Introduction

Completed

The reliability of your systems, services, and products are crucial to your success and the success of your organization. This reality is something we all know as people in Operations, IT and IT management, DevOps, SRE, or even as a developer responsible for the creation of software.

Let's say you've invested heavily in a product or service. You've hired the best people, added fabulous features, and trained up a sales force to sell it. But, it isn't reliable. If it isn't available when your customers need to use it, all of your effort has been wasted. As Lenny Fenster, the CTO for the Microsoft Enterprise Services group says: "all the bells and whistles in the world aren't worth so much if the bells cannot be rung nor the whistles blown."

The good news is, modern operations practices like site reliability engineering and DevOps can help. Maybe you're reading this learning path because you've had a problem in the past with reliability. Or, maybe you're concerned that if you don't nail it now, it could be a problem. In either case, the Improve your Reliability learning path can help you get started with your reliability challenges.
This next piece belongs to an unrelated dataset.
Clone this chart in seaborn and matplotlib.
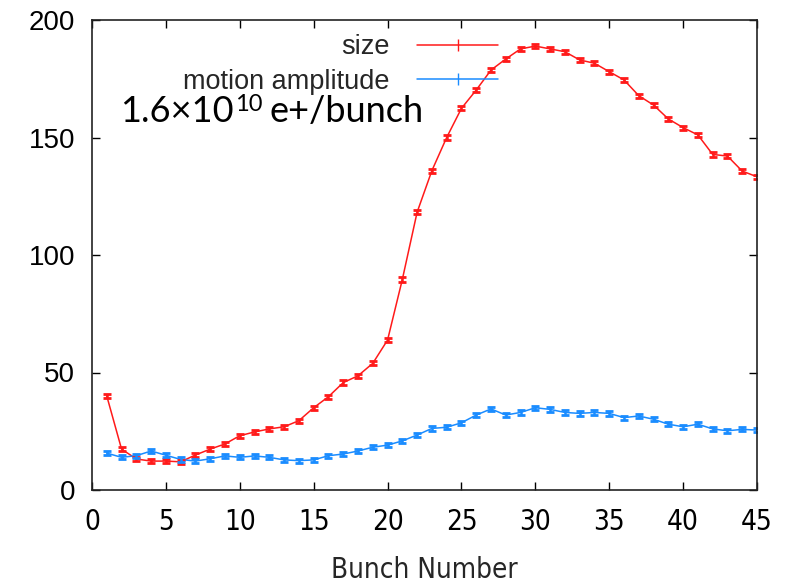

One of the things that makes working on reliability in an organization difficult is there are so many different ways to approach the subject. It can be hard to know where to begin and in what order to proceed. This module provides a map that can help you decide what to work on and in what order. The other modules in the Improve your Reliability learning path expand on each of the topics in this map.

Learning objectives

By the end of this module, you're able to:

  • Express why reliability is crucial to your success.
  • Describe modern operations practices that offer tools you can use to work on your reliability challenges.
  • Explain the Dickerson hierarchy of reliability and the map it provides for approaching reliability challenges.